Muitas dessas visitas de alto nível decorrem do elevado grau de institucionalização atingido no relacionamento político bilateral. A Comissão Sino-Brasileira de Alto Nível de Concertação e Cooperação (COSBAN) é o maior exemplo. Copresidida pelos dois vice-presidentes, comporta 11 subcomissões e 16 grupos de trabalho das mais diversas áreas de cooperação, tais como meio ambiente, finanças, agricultura, cultura, entre outras, que se reúnem com regularidade anual. Os vice-presidentes, por sua vez, avistam-se a cada dois anos em regra, alternadamente em cada país. A última sessão plenária da COSBAN ocorreu em Beijing, em junho passado, com a presença do vice-presidente brasileiro Geraldo Alckmin.

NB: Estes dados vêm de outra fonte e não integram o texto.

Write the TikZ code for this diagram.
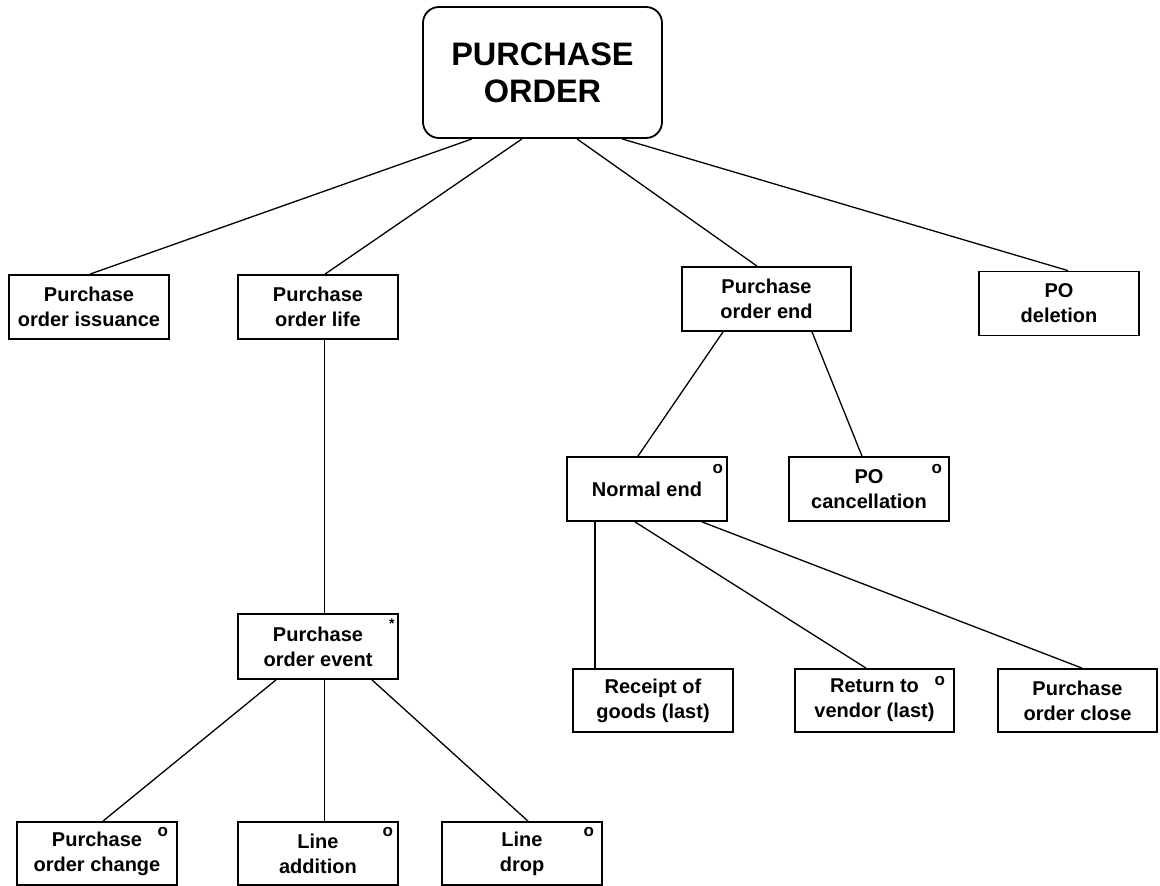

Brasil e China celebram seu jubileu, sem dúvida, no ponto histórico mais alto de seu relacionamento bilateral. As cifras econômicas e as estatísticas políticas apontam para isso, assim como o grau atingido de confiança mútua. Esse relacionamento maduro, mutuamente benéfico, foi uma opção política, uma escolha acertada de nossos líderes há cinco décadas, e sua continuidade no tempo dependerá da mesma vontade política passada de querer se acercar. Os desafios futuros serão muitos, e alguns já estão aí. As distâncias físicas, linguísticas e culturais perduram, e o desconhecimento mútuo ainda é uma barreira. A confiabilidade que usufruímos hoje não é um dado, mas uma construção, exige esforço contínuo de manutenção, tarefa que caberá a esta e às próximas gerações dos dois países.